My profile says that I’ve been to this forum on 795 different days and spent a total time reading it of 9 days. I haven’t asked to be paid for my contributions yet…

It’s been merged in owncloud back in 2019

I wonder if the same code could be adapted since Nextcloud was forked from Owncloud. Maybe there’s no need to reinvent the wheel. I don’t know how similar the clients are.

https://github.com/nextcloud/server/issues/417

So, from this discussion, it seems that the use-case was determined to be uncommon, and it was also mentioned that Owncloud’s delta sync code base ended up being huge and buggy. I suppose that’s why it was never implemented in Nextcloud.

First I didn’t mean to be rude or disrespectful to the community by stating that I would need to be sponsored to work on this. I just can’t afford doing it for free right now but would gladly in other circumstances.

I looked a bit into owncloud implementation, it looked doable to backport the changes. Was something like 2k lines of code in the backend, about 1300 lines of new files, 200 documentation and the rest looked a bit more tricky.

I don’t know how much the sync algorithm evolved differently since the fork though so it might make things more difficult.

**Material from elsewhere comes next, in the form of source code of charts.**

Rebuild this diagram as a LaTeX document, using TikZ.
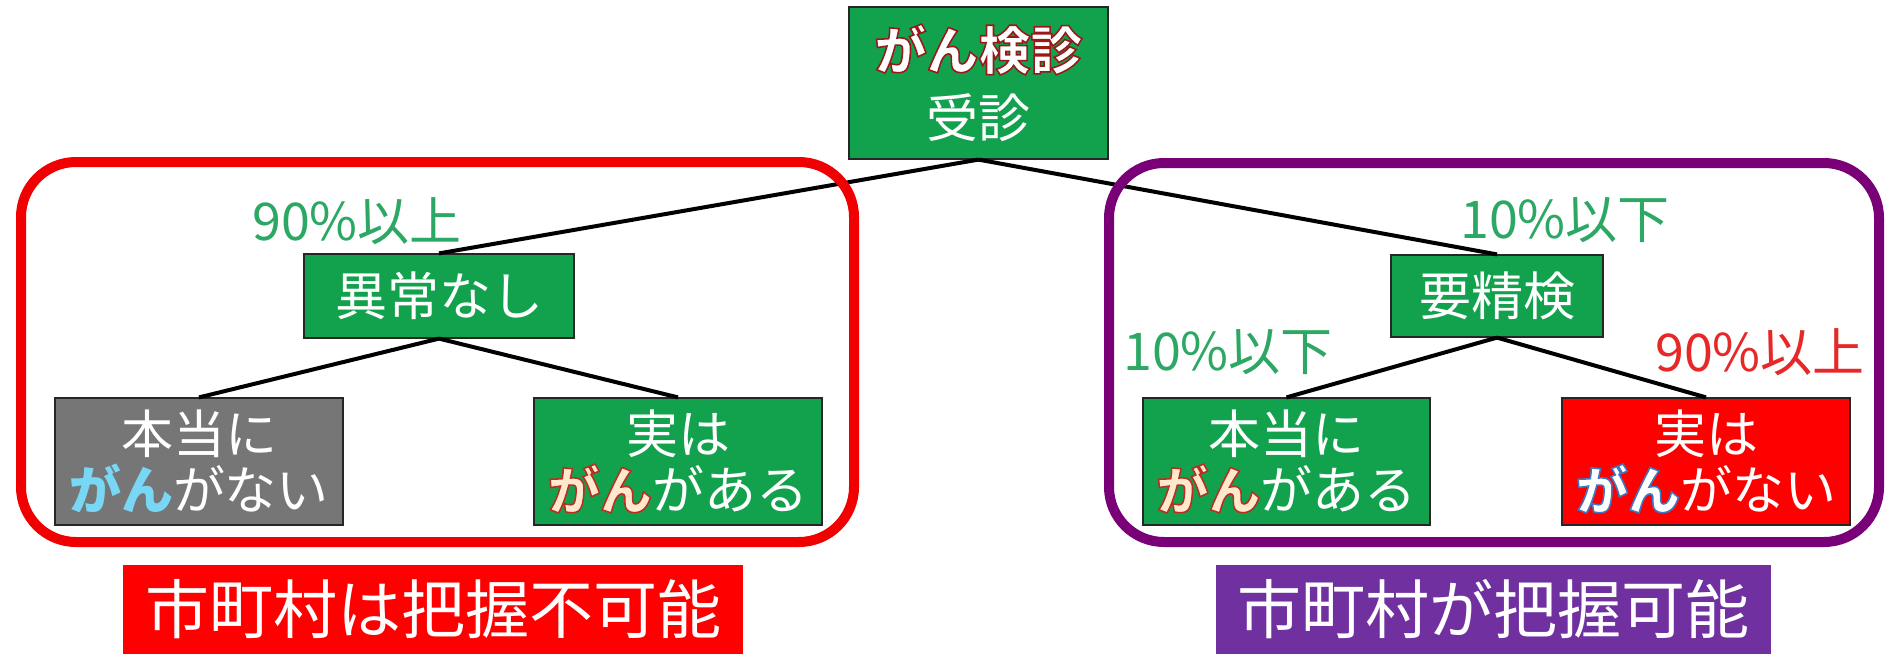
\documentclass[tikz,border=0pt]{standalone}
\usepackage{fontspec}
\newfontfamily\jp{Noto Sans CJK JP}
\newfontfamily\jpol{Noto Sans CJK JP}[FakeBold=3]
\definecolor{boxgreen}{RGB}{18,161,76}
\definecolor{boxgray}{RGB}{118,118,118}
\definecolor{boxred}{RGB}{255,0,0}
\definecolor{framered}{RGB}{240,0,0}
\definecolor{framepurple}{RGB}{122,0,120}
\definecolor{boxpurple}{RGB}{112,48,160}
\definecolor{lblgreen}{RGB}{44,168,100}
\definecolor{lblred}{RGB}{230,40,40}
\definecolor{ganblue}{RGB}{120,215,245}
\definecolor{gancream}{RGB}{255,232,205}
% outlined text: fill colour #1, stroke colour given as pdf rgb #2
\newcommand\outl[3]{{\jpol\bfseries\color{#1}\special{pdf:code #2 RG}#3}}
\tikzset{
  nbox/.style={draw=black!85, line width=1.2pt, inner sep=0pt, align=center,
    text=white, font=\jp\fontsize{52}{56}\selectfont},
  conn/.style={line width=4pt, black},
  lbl/.style={inner sep=0pt, font=\jp\fontsize{52}{56}\selectfont},
  frame/.style={line width=10pt, rounded corners=55pt},
  bigbox/.style={inner sep=0pt, text=white, font=\jp\fontsize{64}{70}\selectfont}
}
\begin{document}
\begin{tikzpicture}[x=1pt,y=-1pt]
\useasboundingbox[fill=white] (0,0) rectangle (1888,654);

% boxes
\node[nbox, fill=boxgreen, minimum width=259, minimum height=152,
  font=\jp\fontsize{52}{68}\selectfont] (top) at (978.5,83)
  {\outl{white}{0.6 0.1 0.1}{がん検診}\\受診};
\node[nbox, fill=boxgreen, minimum width=270, minimum height=84] (ijo) at (439,296) {異常なし};
\node[nbox, fill=boxgreen, minimum width=212, minimum height=82] (yose) at (1497,296) {要精検};
\node[nbox, fill=boxgray, minimum width=288, minimum height=127] (tn) at (199,461.5)
  {本当に\\{\bfseries\color{ganblue}がん}がない};
\node[nbox, fill=boxgreen, minimum width=288, minimum height=127] (fp) at (678,461.5)
  {実は\\\outl{gancream}{0.73 0.18 0.12}{がん}がある};
\node[nbox, fill=boxgreen, minimum width=287, minimum height=127] (tp) at (1286.5,461.5)
  {本当に\\\outl{gancream}{0.73 0.18 0.12}{がん}がある};
\node[nbox, fill=boxred, minimum width=288, minimum height=127] (fn) at (1706,461.5)
  {実は\\\outl{white}{0.24 0.47 0.78}{がん}がない};

% labels
\node[lbl, text=lblgreen] (l1) at (357,221) {90\%以上};
\node[lbl, text=lblgreen] (l2) at (1565,220) {10\%以下};
\node[lbl, text=lblgreen] (l3) at (1228,352) {10\%以下};
\node[lbl, text=lblred] (l4) at (1760,352) {90\%以上};

% connectors
\draw[conn] (top.south) -- (ijo.north);
\draw[conn] (top.south) -- (yose.north);
\draw[conn] (ijo.south) -- (tn.north);
\draw[conn] (ijo.south) -- (fp.north);
\draw[conn] (yose.south) -- (tp.north);
\draw[conn] (yose.south) -- (fn.north);

% frames
\draw[frame, framered] (21,162) rectangle (854,542);
\draw[frame, framepurple] (1109,163) rectangle (1879,542);

% bottom labels
\node[bigbox, fill=boxred, minimum width=620, minimum height=89] (cant) at (433,609.5) {市町村は把握不可能};
\node[bigbox, fill=boxpurple, minimum width=555, minimum height=89] (can) at (1493.5,609.5) {市町村が把握可能};
\end{tikzpicture}
\end{document}
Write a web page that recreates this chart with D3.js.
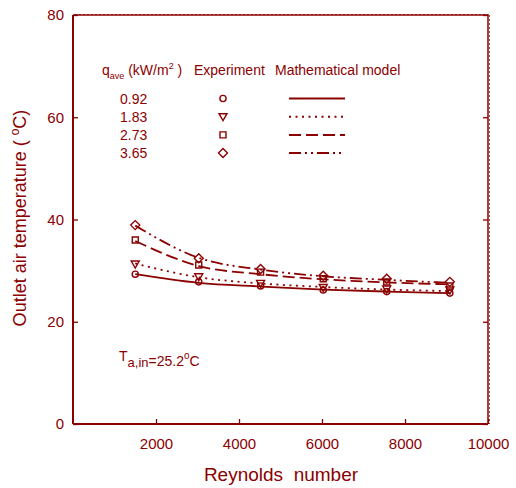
<!DOCTYPE html>
<html>
<head>
<meta charset="utf-8">
<script src="https://cdn.jsdelivr.net/npm/d3@7"></script>
<style>
  html, body { margin: 0; padding: 0; background: #fff; }
  svg { display: block; font-family: Arial, "Liberation Sans", Helvetica, sans-serif; }
</style>
</head>
<body>
<svg id="chart" width="516" height="488"></svg>
<script>
// ---- data ----
const reynolds = [1500, 3030, 4520, 6030, 7560, 9080];
const qLabels = ["0.92", "1.83", "2.73", "3.65"];
const exp092 = [29.3, 27.8, 27.0, 26.2, 25.9, 25.6];
const exp183 = [31.3, 28.8, 27.5, 26.7, 26.4, 26.2];
const exp273 = [36.0, 31.1, 29.7, 28.4, 27.8, 27.0];
const exp365 = [38.9, 32.4, 30.3, 29.0, 28.4, 27.8];
const mod092 = [29.3, 27.6, 26.9, 26.3, 25.9, 25.6];
const mod183 = [31.4, 28.7, 27.5, 26.8, 26.3, 26.0];
const mod273 = [35.8, 30.9, 29.3, 28.3, 27.7, 27.3];
const mod365 = [38.8, 32.5, 30.2, 28.9, 28.2, 27.6];
const xTicks = [2000, 4000, 6000, 8000, 10000];
const yTicks = [0, 20, 40, 60, 80];

const C = "#8b0000";
const svg = d3.select("#chart");
const L = 73, R = 488, T = 15, B = 424;
const x = d3.scaleLinear().domain([0, 10000]).range([L, R]);
const y = d3.scaleLinear().domain([0, 80]).range([B, T]);

// frame
const g = svg.append("g");
g.append("line").attr("x1", L).attr("x2", L).attr("y1", T).attr("y2", B).attr("stroke", C).attr("stroke-width", 2);
g.append("line").attr("x1", L).attr("x2", R).attr("y1", B).attr("y2", B).attr("stroke", C).attr("stroke-width", 2);
g.append("line").attr("x1", L).attr("x2", R).attr("y1", T).attr("y2", T).attr("stroke", C).attr("stroke-width", 1.5);
g.append("line").attr("x1", R).attr("x2", R).attr("y1", T).attr("y2", B).attr("stroke", C).attr("stroke-width", 1.5);
// dotted overlays on top/right edges
g.append("line").attr("x1", L + 2).attr("x2", R + 1).attr("y1", T - 0.5).attr("y2", T - 0.5).attr("stroke", C).attr("stroke-width", 1).attr("stroke-dasharray", "2,2").attr("opacity", 0.7);
g.append("line").attr("x1", R + 1.5).attr("x2", R + 1.5).attr("y1", T).attr("y2", B).attr("stroke", C).attr("stroke-width", 1).attr("stroke-dasharray", "2,2").attr("opacity", 0.7);

// axes
const xAxis = d3.axisBottom(x).tickValues(xTicks).tickSize(-5).tickPadding(14).tickFormat(d3.format("d"));
const xg = svg.append("g").attr("transform", `translate(0,${B})`).call(xAxis);
const yAxis = d3.axisLeft(y).tickValues(yTicks).tickSize(-5).tickPadding(9).tickFormat(d3.format("d"));
const yg = svg.append("g").attr("transform", `translate(${L},0)`).call(yAxis);
const yAxisR = d3.axisRight(y).tickValues(yTicks).tickSize(-5).tickFormat("");
const yr = svg.append("g").attr("transform", `translate(${R},0)`).call(yAxisR);
[xg, yg, yr].forEach(a => {
  a.select(".domain").remove();
  a.selectAll(".tick line").attr("stroke", C).attr("stroke-width", 1.3);
  a.selectAll(".tick text").attr("fill", C).attr("font-size", 15);
});
xg.selectAll(".tick text").attr("dy", "0.71em");

// axis titles
svg.append("text").attr("x", 281).attr("y", 481).attr("text-anchor", "middle")
  .attr("fill", C).attr("font-size", 19).attr("xml:space", "preserve").text("Reynolds  number");
const yt = svg.append("text").attr("transform", "translate(26,218) rotate(-90)")
  .attr("text-anchor", "middle").attr("fill", C).attr("font-size", 18);
yt.append("tspan").text("Outlet air temperature ( ");
yt.append("tspan").attr("font-size", 12).attr("dy", -7).text("o");
yt.append("tspan").attr("dy", 7).text("C)");

// series
const series = [
  { q: qLabels[0], exp: exp092, mod: mod092, sym: d3.symbolCircle, size: 30, dash: null },
  { q: qLabels[1], exp: exp183, mod: mod183, sym: "tri", size: 0, dash: "2,4.5" },
  { q: qLabels[2], exp: exp273, mod: mod273, sym: d3.symbolSquare, size: 36, dash: "12,5" },
  { q: qLabels[3], exp: exp365, mod: mod365, sym: d3.symbolDiamond2, size: 0, dash: "12,4,2,4,2,4" }
];

function symbolPath(s) {
  if (s.sym === "tri") return "M-4,-3L4,-3L0,4Z";
  if (s.sym === d3.symbolDiamond2) return "M0,-4.5L4.5,0L0,4.5L-4.5,0Z";
  return d3.symbol().type(s.sym).size(s.size)();
}

const line = d3.line().x(d => x(d[0])).y(d => y(d[1])).curve(d3.curveMonotoneX);
const plot = svg.append("g");
series.forEach(s => {
  plot.append("path").datum(reynolds.map((r, i) => [r, s.mod[i]]))
    .attr("d", line).attr("fill", "none").attr("stroke", C).attr("stroke-width", 1.8)
    .attr("stroke-dasharray", s.dash);
});
series.forEach(s => {
  plot.selectAll(null).data(reynolds.map((r, i) => [r, s.exp[i]])).enter()
    .append("path").attr("d", symbolPath(s))
    .attr("transform", d => `translate(${x(d[0])},${y(d[1])})`)
    .attr("fill", "none").attr("stroke", C).attr("stroke-width", 1.4);
});

// legend
const lg = svg.append("g").attr("fill", C).attr("font-size", 14);
const h = lg.append("text").attr("x", 102).attr("y", 75);
h.append("tspan").text("q");
h.append("tspan").attr("font-size", 9).attr("dy", 4).text("ave");
h.append("tspan").attr("dy", -4).text(" (kW/m");
h.append("tspan").attr("font-size", 9).attr("dy", -6).text("2");
h.append("tspan").attr("dy", 6).text(" )");
lg.append("text").attr("x", 194).attr("y", 75).text("Experiment");
lg.append("text").attr("x", 275).attr("y", 75).text("Mathematical model");
series.forEach((s, i) => {
  const cy = 98.5 + i * 18.2;
  lg.append("text").attr("x", 120).attr("y", cy + 5).text(s.q);
  lg.append("path").attr("d", symbolPath(s)).attr("transform", `translate(223,${cy})`)
    .attr("fill", "none").attr("stroke", C).attr("stroke-width", 1.4);
  lg.append("line").attr("x1", 289).attr("x2", 345).attr("y1", cy).attr("y2", cy)
    .attr("stroke", C).attr("stroke-width", 2).attr("stroke-dasharray", s.dash);
});

// inlet temperature note
const nt = svg.append("text").attr("x", 119).attr("y", 361).attr("fill", C).attr("font-size", 14);
nt.append("tspan").text("T");
nt.append("tspan").attr("font-size", 13).attr("dy", 6).text("a,in");
nt.append("tspan").attr("dy", -1).text("=25.2");
nt.append("tspan").attr("font-size", 10).attr("dy", -7).text("o");
nt.append("tspan").attr("dy", 7).text("C");
</script>
</body>
</html>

In any case, the sync part is the hard part of syncing, deduplication is simply splitting a file into chunks and syncing those chunks instead. It doesn’t mean it is trivial to implement but the concept is pretty simple.

Another potential solution I though of is to entirely replace the sync engine with something that already does deduplication like syncthing. It would mean :

  • working on the client and server to bundle syncthing inside (syncthing is a standalone binary that runs on many platforms, probably all the same supported by nextcloud)
  • Find a place somewhere in syncthing where we detect any incoming change on the server
  • Find a place somewhere in nextcloud where we tell it that a file has been updated

All those features exist and “only” have to be plumbed together. There would likely be major drawbacks to this solution like syncthing always scanning the entire content of a huge file on every update so maybe it would need to involve handling specific file types, which is kind of what I already did with the exclusion/inclusion. It works but definitely is more a hacky proof of concept than a clean solution.